People were helping people, giving a helping hand, a ride, ideas and where to get help for a particular problem, connecting with others who cared.  There was dignity and love.

It was an afternoon of suspended judgement and the absence of loudly voiced opinions and political rhetoric, blaming and stereotyping.  Instead, it was a time of getting the right size of winter coat, a sleeping bag, a bag of food for someone’s dog, a haircut, a hot meal, and a tip on a decent, safe place to pitch a tent.

Everyone helped everyone else.  No one left without something to help them take better care of themselves, make their lives a little easier, and a feeling that they were an important part of the community.
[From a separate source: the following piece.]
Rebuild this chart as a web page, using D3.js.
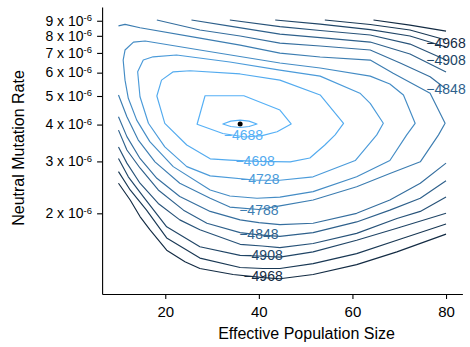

Community.  That was the unpublished message of the day.  People had generously donated the food, clothing, bedding, pet care, medical care, and an afternoon of services to reach out to and help their fellow community members.

There were great conversations, interactions on problem solving and connecting people to each other, sharing resources and knowledge, being human and acting with kindness and compassion.  There was respect.

The sun moved lower and the cold wind off the mountains pushed deeper through my coat, reminding me that night was coming.  The people I was talking with were slowly drifting away, off to spend this night sleeping on the ground, with maybe only a tarp, a tent, and a sleeping bag to ward off the frosty air, and the loneliness of yet another night without permanent shelter.

I struggled to relate, to comprehend their lives.

I knew that I had a warm home to return to when my volunteer shift came to an end. There would be family to greet me, a hot meal on the stove, a comfortable chair, a good book, a warm, clean bed, and a bathroom with hot water and clean towels. I would not have to move on when the sun came up, putting all of my possessions into a plastic garbage bag, and maybe a backpack, and wondering where my next meal was coming from.

Also at home would be my assumptions about life, about meeting a person’s basic needs and how people live in our community.

I assume a lot, yet I’m complacent, ignorant about how so many people in our community live, what they don’t have, and what they can expect in the days to come. I find myself too often acting blind to the dilemma of such need in a society where some are wealthy, and there is an abundance of necessities, yet out of reach of so many.

For that afternoon at least, there was compassion, service, charity, and a common fellowship of people helping each other, of making lives more comfortable, more bearable. Another cold winter’s night was coming, and dedicated community members had made a small effort to help ease people’s circumstances, maybe helping them step forward into better times.

I learned, again, that in our humanity, it is not difficult to act with kindness and compassion. If I suspend judgement and comparison, if I try to walk a mile in another’s shoes, then I can look at the world with greater understanding.

And, I can renew myself, and again be connected to the true purpose of our lives.